December 10, 2007 10:22 IST

It is an impromptu court at Tada, a village in the Nellore district of Andhra Pradesh. A group has collected on the sidewalks of the highway connecting Chennai with Kolkata, between vast expanses of paddy fields on either side.

An old farmer couple wants Ravi Reddy, man about town and the son of the local Panchayat president, to get their son back into the Apache Special Economic Zone that makes 160,000 pairs of sports shoes every month for Adidas.

After assuring them that he will take care of their son's case, Reddy flashes a green entry card and says: "I can get in and out of this SEZ any time I want. I have so far placed around 600 people in this factory, all local villagers, and they want more."

Ever since the Chinese-owned Apache SEZ went into full-scale production exactly a year ago, a lot has improved for Tada and its 100,000-plus inhabitants.

No fewer than 4,500 people have obtained jobs on an average salary of Rs 3,500 per month. Most are between 18 and 25 years, and 30 per cent of them are women.

Some people have come all the way from Chennai and Hyderabad to look for jobs here. Suddenly, young working hands have become a scarce commodity in the Nellore district. Local grocers and tailors are faced with an acute shortage of hands.

Rentals have doubled and land prices have shot up, in some cases 10 times, in the last year or so. Reddy says several real estate companies have started buying land to build housing colonies.

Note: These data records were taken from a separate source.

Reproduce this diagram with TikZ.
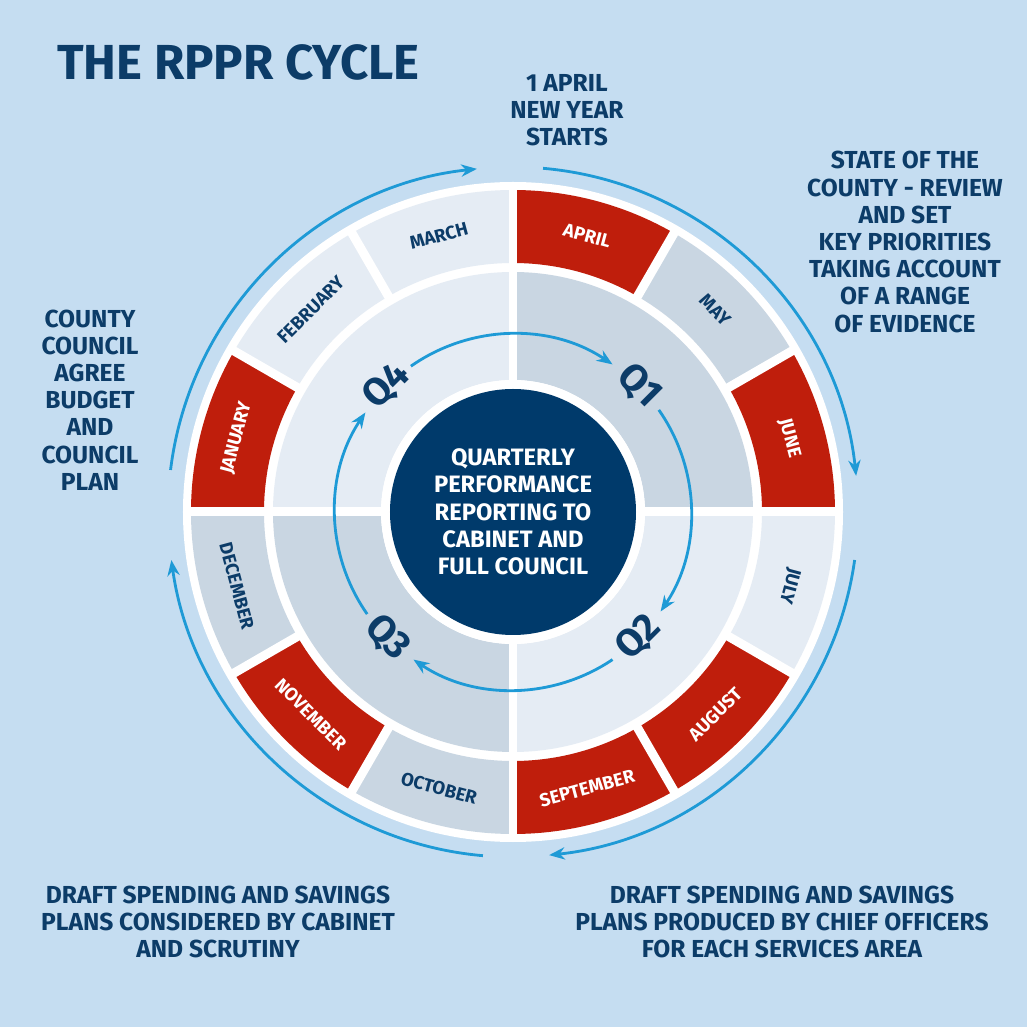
\documentclass[tikz,border=0pt]{standalone}
\usepackage{fontspec}
\setmainfont{Fira Sans}
\usetikzlibrary{arrows.meta}
\definecolor{bgblue}{HTML}{C5DDF1}
\definecolor{navy}{HTML}{0C3C68}
\definecolor{cdark}{HTML}{003A6B}
\definecolor{mred}{HTML}{BF1E0C}
\definecolor{mgrey}{HTML}{C9D6E2}
\definecolor{mlight}{HTML}{E5ECF4}
\definecolor{arrowblue}{HTML}{1E9AD6}
\tikzset{
    note/.style={align=center, text=navy, font=\bfseries\fontsize{14}{15.5}\selectfont},
    month/.style={text=navy, font=\bfseries\fontsize{10.5}{12}\selectfont},
    qlabel/.style={text=navy, font=\bfseries\fontsize{22}{24}\selectfont},
    cycle arrow/.style={arrowblue, line width=1.6pt, -{Stealth[length=9pt,width=7pt]}},
    gap/.style={white, line width=0.18cm}
}
\begin{document}
\begin{tikzpicture}[x=0.02cm, y=0.02cm]
    \fill[bgblue] (-513,-515) rectangle (514,512);
    \useasboundingbox (-513,-515) rectangle (514,512);
    % white disc behind the rings
    \fill[white] (0,0) circle[radius=330];
    % quarters
    \foreach \a/\col in {0/mgrey, 270/mlight, 180/mgrey, 90/mlight}
        \fill[\col] (\a:132) arc[start angle=\a, end angle=\a+90, radius=132]
            -- (\a+90:240) arc[start angle=\a+90, end angle=\a, radius=240] -- cycle;
    % months, clockwise from the top
    \foreach \i/\col in {0/mred, 1/mgrey, 2/mred, 3/mlight, 4/mred, 5/mred,
                         6/mgrey, 7/mred, 8/mgrey, 9/mred, 10/mlight, 11/mlight} {
        \pgfmathsetmacro{\aS}{90-30*\i}
        \pgfmathsetmacro{\aE}{60-30*\i}
        \fill[\col] (\aS:249) arc[start angle=\aS, end angle=\aE, radius=249]
            -- (\aE:322) arc[start angle=\aE, end angle=\aS, radius=322] -- cycle;
    }
    \foreach \a in {0,30,...,330}
        \draw[gap] (\a:245) -- (\a:326);
    \draw[gap] (-245,0) -- (245,0);
    \draw[gap] (0,-245) -- (0,245);
    % centre
    \fill[white] (0,0) circle[radius=132];
    \node (centre) [circle, fill=cdark, inner sep=0pt,
        minimum size=0.02cm*246, align=center, text=white,
        font=\bfseries\fontsize{13.5}{15.5}\selectfont]
        {QUARTERLY\\PERFORMANCE\\REPORTING TO\\CABINET AND\\FULL COUNCIL};
    % month labels
    \foreach \m/\ang/\rot/\tc in {APRIL/75/-15/white, MAY/45/-45/navy, JUNE/15/-75/white,
        JULY/-15/-105/navy, AUGUST/-45/45/white, SEPTEMBER/-75/15/white,
        OCTOBER/-105/-15/navy, NOVEMBER/-135/-45/white, DECEMBER/-165/-75/navy,
        JANUARY/165/75/white, FEBRUARY/135/45/navy, MARCH/105/15/navy}
        \node (m-\m) [month, text=\tc, rotate=\rot] at (\ang:286) {\m};
    % quarter labels
    \node (q1) [qlabel, rotate=-45] at (45:178) {Q1};
    \node (q2) [qlabel, rotate=45] at (-45:178) {Q2};
    \node (q3) [qlabel, rotate=-45] at (-135:178) {Q3};
    \node (q4) [qlabel, rotate=45] at (135:178) {Q4};
    % inner arrows
    \draw[cycle arrow] (125:178) arc[start angle=125, end angle=56, radius=178];
    \draw[cycle arrow] (35:178) arc[start angle=35, end angle=-34, radius=178];
    \draw[cycle arrow] (-56:178) arc[start angle=-56, end angle=-124, radius=178];
    \draw[cycle arrow] (-145:178) arc[start angle=-145, end angle=-214, radius=178];
    % outer arrows
    \draw[cycle arrow] (85:345) arc[start angle=85, end angle=6, radius=345];
    \draw[cycle arrow] (-8:345) arc[start angle=-8, end angle=-84, radius=345];
    \draw[cycle arrow] (-95:345) arc[start angle=-95, end angle=-172, radius=345];
    \draw[cycle arrow] (-187:345) arc[start angle=-187, end angle=-264, radius=345];
    % texts
    \node (title) [anchor=west, text=navy, font=\bfseries\fontsize{28}{30}\selectfont]
        at (-462,450) {THE RPPR CYCLE};
    \node (start) [note] at (54,402) {1 APRIL\\NEW YEAR\\STARTS};
    \node (state) [note] at (392,270) {STATE OF THE\\COUNTY - REVIEW\\AND SET\\
        KEY PRIORITIES\\TAKING ACCOUNT\\OF A RANGE\\OF EVIDENCE};
    \node (agree) [note] at (-423,112) {COUNTY\\COUNCIL\\AGREE\\BUDGET\\AND\\COUNCIL\\PLAN};
    \node (draftL) [note] at (-295,-410) {DRAFT SPENDING AND SAVINGS\\
        PLANS CONSIDERED BY CABINET\\AND SCRUTINY};
    \node (draftR) [note] at (269,-410) {DRAFT SPENDING AND SAVINGS\\
        PLANS PRODUCED BY CHIEF OFFICERS\\FOR EACH SERVICES AREA};
\end{tikzpicture}
\end{document}
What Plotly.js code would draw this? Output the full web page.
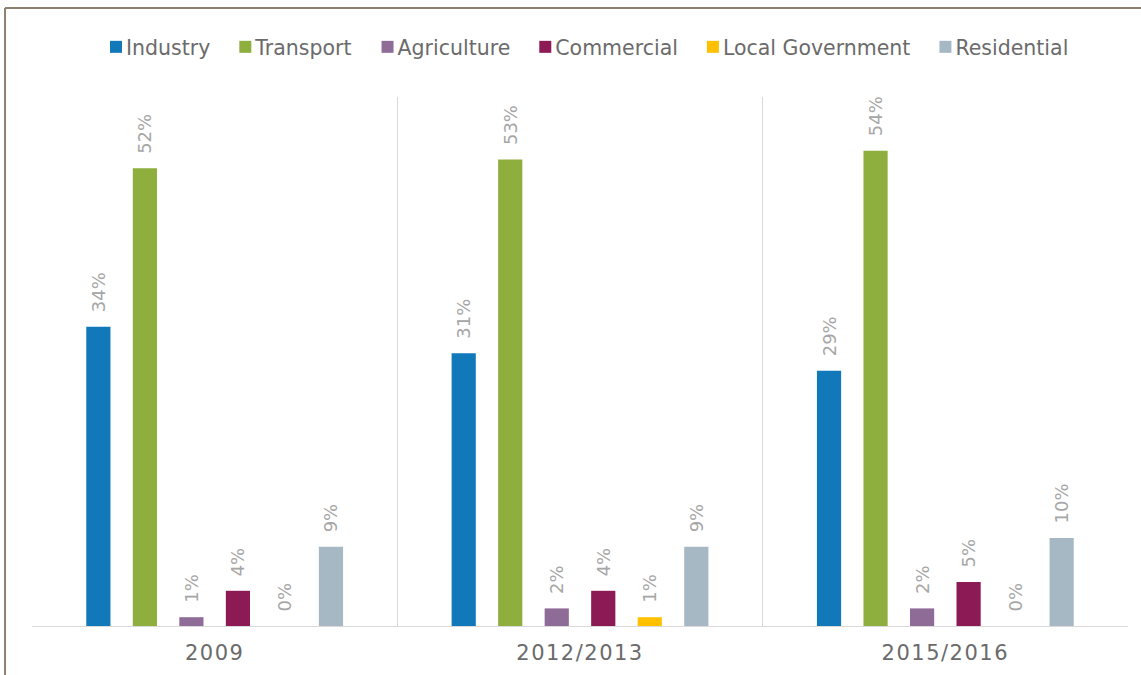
<!DOCTYPE html>
<html>
<head>
<meta charset="utf-8">
<script src="https://cdn.plot.ly/plotly-3.0.1.min.js"></script>
<style>
  html, body { margin: 0; padding: 0; background: #ffffff; }
  #chart { width: 1141px; height: 675px; }
  .xtick text { letter-spacing: 1.5px; }
  .legend .legendpoints { transform: translateX(10px); }
</style>
</head>
<body>
<div id="chart"></div>
<script>
const periods = ["2009", "2012/2013", "2015/2016"];
const sectors = ["Industry", "Transport", "Agriculture", "Commercial", "Local Government", "Residential"];
const industry = [34, 31, 29];
const transport = [52, 53, 54];
const agriculture = [1, 2, 2];
const commercial = [4, 4, 5];
const localGovernment = [0, 1, 0];
const residential = [9, 9, 10];
const colors = ["#1179BA", "#8EAE3E", "#8F6C98", "#8B1A55", "#FFC000", "#A6B8C4"];

const seriesValues = [industry, transport, agriculture, commercial, localGovernment, residential];
const FONT = "DejaVu Sans, sans-serif";
const PAD = "\u00a0\u00a0";

const traces = sectors.map((name, i) => ({
  type: "bar",
  name: name,
  x: periods,
  y: seriesValues[i],
  marker: { color: colors[i] },
  text: seriesValues[i].map(v => PAD + v + "%"),
  textposition: "outside",
  textangle: -90,
  constraintext: "none",
  cliponaxis: false,
  textfont: { family: FONT, size: 18, color: "#a6a6a6" },
  hoverinfo: "x+y+name"
}));

const layout = {
  width: 1141,
  height: 675,
  margin: { l: 32, r: 13, t: 97, b: 49 },
  paper_bgcolor: "#ffffff",
  plot_bgcolor: "#ffffff",
  barmode: "group",
  bargap: 0.236,
  bargroupgap: 0.48,
  font: { family: FONT, color: "#666666" },
  showlegend: true,
  legend: {
    orientation: "h",
    x: 0.5, xanchor: "center",
    y: 1.0945, yanchor: "middle",
    font: { family: FONT, size: 20.5, color: "#6b6b6b" },
    itemclick: false
  },
  xaxis: {
    type: "category",
    tickson: "boundaries",
    showgrid: true,
    gridcolor: "#d9d9d9",
    gridwidth: 1,
    showline: true,
    linecolor: "#d9d9d9",
    linewidth: 1,
    ticks: "",
    ticklabelstandoff: 8,
    tickfont: { family: FONT, size: 21, color: "#6b6b6b" },
    fixedrange: true
  },
  yaxis: {
    range: [0, 60.1],
    showgrid: false,
    zeroline: false,
    showticklabels: false,
    ticks: "",
    fixedrange: true
  },
  shapes: [
    { type: "line", xref: "paper", yref: "paper", x0: -0.0246, x1: -0.0246, y0: 1.1682, y1: -0.1, line: { color: "#8c8170", width: 2 } },
    { type: "line", xref: "paper", yref: "paper", x0: -0.0246, x1: 1.02, y0: 1.1682, y1: 1.1682, line: { color: "#8c8170", width: 2 } }
  ]
};

Plotly.newPlot("chart", traces, layout, { displayModeBar: false, responsive: false });
</script>
</body>
</html>
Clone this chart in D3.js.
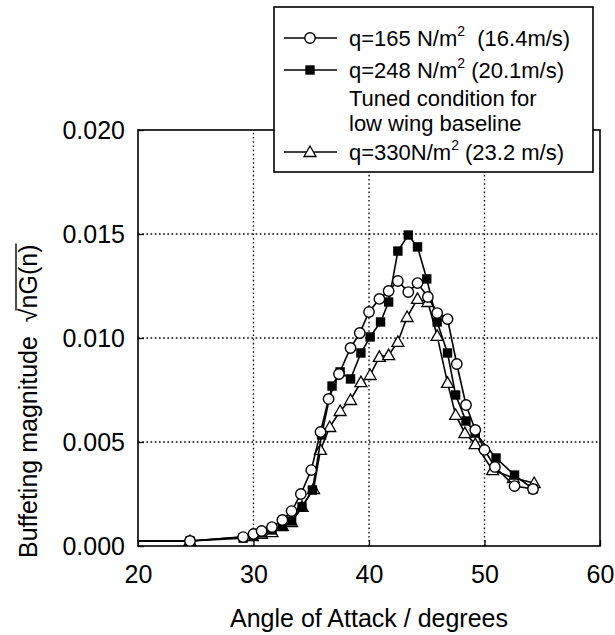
<!DOCTYPE html>
<html>
<head>
<meta charset="utf-8">
<script src="https://cdn.jsdelivr.net/npm/d3@7"></script>
<style>
  body { margin: 0; background: #fff; }
  svg { display: block; font-family: "Liberation Sans", Arial, sans-serif; }
  text { white-space: pre; }
</style>
</head>
<body>
<div id="chart"></div>
<script>
// angle of attack (deg) and buffeting magnitude
const aoa165 = [19.5, 24.5, 29.1, 30.0, 30.7, 31.6, 32.5, 33.3, 34.1, 35.0, 35.8, 36.5, 37.4, 38.4, 39.2, 40.0, 40.9, 41.7, 42.5, 43.4, 44.2, 45.1, 45.9, 46.8, 47.6, 48.4, 49.2, 50.0, 50.9, 52.6, 54.2];
const mag165 = [0.00024, 0.00024, 0.00043, 0.00058, 0.00072, 0.00091, 0.00125, 0.00168, 0.0025, 0.00365, 0.00548, 0.00707, 0.00827, 0.00952, 0.01024, 0.01125, 0.01188, 0.01226, 0.01274, 0.01221, 0.01264, 0.01197, 0.0112, 0.01091, 0.00875, 0.00678, 0.00558, 0.00462, 0.0038, 0.00288, 0.00274];

const aoa248 = [19.5, 24.5, 29.1, 30.0, 30.7, 31.6, 32.5, 33.3, 34.2, 35.1, 35.9, 36.8, 37.5, 38.4, 39.3, 40.1, 41.0, 41.7, 42.5, 43.4, 44.2, 45.0, 45.9, 46.8, 47.5, 48.4, 49.2, 51.0, 52.6, 54.2];
const mag248 = [0.00024, 0.00024, 0.00038, 0.00048, 0.00063, 0.00077, 0.00096, 0.0012, 0.00188, 0.00269, 0.00534, 0.00769, 0.00837, 0.00803, 0.00928, 0.01005, 0.01077, 0.01173, 0.01418, 0.01495, 0.01438, 0.01284, 0.01077, 0.00928, 0.00726, 0.00601, 0.00543, 0.00423, 0.00341, 0.00274];

const aoa330 = [19.5, 24.5, 29.9, 30.7, 31.6, 32.5, 33.3, 34.2, 35.2, 35.8, 36.6, 37.5, 38.4, 39.3, 40.1, 40.9, 41.7, 42.5, 43.3, 44.2, 45.1, 45.9, 46.8, 47.5, 48.3, 49.2, 50.7, 52.5, 54.3];
const mag330 = [0.00024, 0.00024, 0.00048, 0.00058, 0.00067, 0.00096, 0.00115, 0.00188, 0.00274, 0.00462, 0.00572, 0.00649, 0.00702, 0.00788, 0.00822, 0.00909, 0.00918, 0.00981, 0.01101, 0.01188, 0.01173, 0.0101, 0.00784, 0.0063, 0.00543, 0.0049, 0.00365, 0.00327, 0.00303];

const xTicks = [20, 30, 40, 50, 60];
const yTicks = [0, 0.005, 0.01, 0.015, 0.02];

const legendRows = [
  { marker: "circle", pre: "q=165 N/m", post: "  (16.4m/s)" },
  { marker: "square", pre: "q=248 N/m", post: " (20.1m/s)" },
  { marker: "triangle", pre: "q=330N/m", post: " (23.2 m/s)" },
];
const legendNote = ["Tuned condition for", "low wing baseline"];

const width = 615, height = 635;
const margin = { top: 130, right: 15, bottom: 89, left: 138 };

const svg = d3.select("#chart").append("svg").attr("width", width).attr("height", height);

const x = d3.scaleLinear().domain([20, 60]).range([margin.left, width - margin.right]);
const y = d3.scaleLinear().domain([0, 0.02]).range([height - margin.bottom, margin.top]);

svg.append("defs").append("clipPath").attr("id", "plot")
  .append("rect")
  .attr("x", x(20)).attr("y", y(0.02) - 8)
  .attr("width", x(60) - x(20)).attr("height", y(0) - y(0.02) + 8);

// dotted grid
const grid = svg.append("g").attr("stroke", "#000").attr("stroke-width", 1.3).attr("stroke-dasharray", "1.6,2.6");
grid.selectAll(".gx").data(xTicks.slice(1, -1)).join("line")
  .attr("x1", (d) => x(d)).attr("x2", (d) => x(d)).attr("y1", y(0)).attr("y2", y(0.02));
grid.selectAll(".gy").data(yTicks.slice(1, -1)).join("line")
  .attr("y1", (d) => y(d)).attr("y2", (d) => y(d)).attr("x1", x(20)).attr("x2", x(60));

// inward axes
const xAxis = svg.append("g").attr("transform", `translate(0,${y(0)})`)
  .call(d3.axisBottom(x).tickValues(xTicks).tickSizeInner(-6).tickSizeOuter(0).tickPadding(19).tickFormat(d3.format("d")));
const yAxis = svg.append("g").attr("transform", `translate(${x(20)},0)`)
  .call(d3.axisLeft(y).tickValues(yTicks).tickSizeInner(-6).tickSizeOuter(0).tickPadding(13).tickFormat(d3.format(".3f")));
[xAxis, yAxis].forEach((a) => {
  a.select(".domain").remove();
  a.selectAll("line").attr("stroke", "#000").attr("stroke-width", 1.3);
  a.selectAll("text").attr("font-size", 25).attr("fill", "#000").attr("font-family", "Liberation Sans, Arial, sans-serif");
});

svg.append("rect")
  .attr("x", x(20)).attr("y", y(0.02))
  .attr("width", x(60) - x(20)).attr("height", y(0) - y(0.02))
  .attr("fill", "none").attr("stroke", "#000").attr("stroke-width", 1.6);

// markers
function drawMarker(g, type, cx, cy) {
  if (type === "circle") {
    g.append("circle").attr("cx", cx).attr("cy", cy).attr("r", 5.2)
      .attr("fill", "#fff").attr("stroke", "#000").attr("stroke-width", 1.4);
  } else if (type === "square") {
    g.append("rect").attr("x", cx - 4.7).attr("y", cy - 4.7).attr("width", 9.4).attr("height", 9.4).attr("fill", "#000");
  } else {
    const s = 6;
    g.append("path")
      .attr("d", `M${cx},${cy - s}L${cx + s},${cy + s * 0.75}L${cx - s},${cy + s * 0.75}Z`)
      .attr("fill", "#fff").attr("stroke", "#000").attr("stroke-width", 1.3);
  }
}

const series = [
  { xs: aoa330, ys: mag330, marker: "triangle" },
  { xs: aoa248, ys: mag248, marker: "square" },
  { xs: aoa165, ys: mag165, marker: "circle" },
];

const line = d3.line().x((d) => x(d[0])).y((d) => y(d[1]));
const plot = svg.append("g").attr("clip-path", "url(#plot)");
series.forEach((s) => {
  const pts = d3.zip(s.xs, s.ys);
  const g = plot.append("g");
  g.append("path").datum(pts).attr("d", line).attr("fill", "none").attr("stroke", "#000").attr("stroke-width", 1.6);
  pts.forEach((p) => drawMarker(g, s.marker, x(p[0]), y(p[1])));
});

// axis titles
svg.append("text").attr("x", (x(20) + x(60)) / 2).attr("y", 627).attr("text-anchor", "middle")
  .attr("font-size", 25).text("Angle of Attack / degrees");

const yTitle = svg.append("g").attr("transform", "translate(37,558) rotate(-90)");
const yt = yTitle.append("text").attr("font-size", 25);
yt.append("tspan").text("Buffeting magnitude  ");
yt.append("tspan").text("√");
yt.append("tspan").text("nG(n)");
const full = yt.text();
const iRoot = full.indexOf("√");
const node = yt.node();
const rootEnd = node.getSubStringLength(0, iRoot + 1);
const total = node.getComputedTextLength();
yTitle.append("line")
  .attr("x1", rootEnd - 2).attr("x2", total + 1)
  .attr("y1", -21).attr("y2", -21)
  .attr("stroke", "#000").attr("stroke-width", 1.4);

// legend
const lg = svg.append("g");
lg.append("rect").attr("x", 274).attr("y", 7).attr("width", 319).attr("height", 165)
  .attr("fill", "#fff").attr("stroke", "#000").attr("stroke-width", 1.6);
const rowY = [38, 70, 152];
legendRows.forEach((r, i) => {
  const cy = rowY[i];
  lg.append("line").attr("x1", 284).attr("x2", 337).attr("y1", cy).attr("y2", cy)
    .attr("stroke", "#000").attr("stroke-width", 1.6);
  drawMarker(lg, r.marker, 310, cy);
  const t = lg.append("text").attr("x", 349).attr("y", cy + 8).attr("font-size", 22);
  t.append("tspan").text(r.pre);
  t.append("tspan").attr("font-size", 14).attr("dy", -10).text("2");
  t.append("tspan").attr("dy", 10).text(r.post);
});
legendNote.forEach((s, i) => {
  lg.append("text").attr("x", 349).attr("y", 106 + i * 25).attr("font-size", 22).text(s);
});
</script>
</body>
</html>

And there are visible signs of prosperity all around. Tada is well lit at night with Apache donating 183 tube lights. Ramakrishna, who works in a petrol station, says that sale on credit at local groceries has become a thing of the past: "Some households, where both husband and wife work, take home as much as Rs 10,000 a month. And they are spending it too."

"Wait here till 6 in the evening, you will see at least 300 new motorcycles come out of the factory," says Balaji who has just finished his lunch duty at the Apache canteen, where he attends to some 3,300 employees.

In spite of rampant criticism, Apache is one example of how SEZs have started delivering the goods.

Exports from the 22 SEZs up and running are expected to more than double to Rs 67,000 crore (Rs 670 billion) in the current financial year.

These zones have added 52,000 jobs and the number is projected to rise to 2.1 million by December 2009.

The SEZ is spread over 300-odd acres. A km-long world-class road reaches visitors to its front office which is buzzing with employees in bright green T-shirts. Adidas does not allow visitors inside the factories to see their shoes in the development process.

H Ken, a Taiwanese in his late-20s, is amongst the 120-odd expats working at Tada. He says that Tada is smaller than Apache's facility at Guangdong in South China, where 18,000 people produce 1.2 million pairs of Adidas shoes every month.

"In India, we will be making 400,000 pairs by 2008 and will have nearly 10,000 people working here," he says, adding that by 2011-12, the workforce will go up to 30,000.

Also, productivity at Tada is half of that at Guangdong. The people working here are largely unskilled workers and have never been inside a manufacturing facility, leave alone a world-class shoe factory. They are being trained for the first time and are improving, according to Apache officials.

Ken and his colleagues are working hard to improve the productivity by regular training. "It is a good lesson for us too," he admits.

The people of Tada aren't complaining.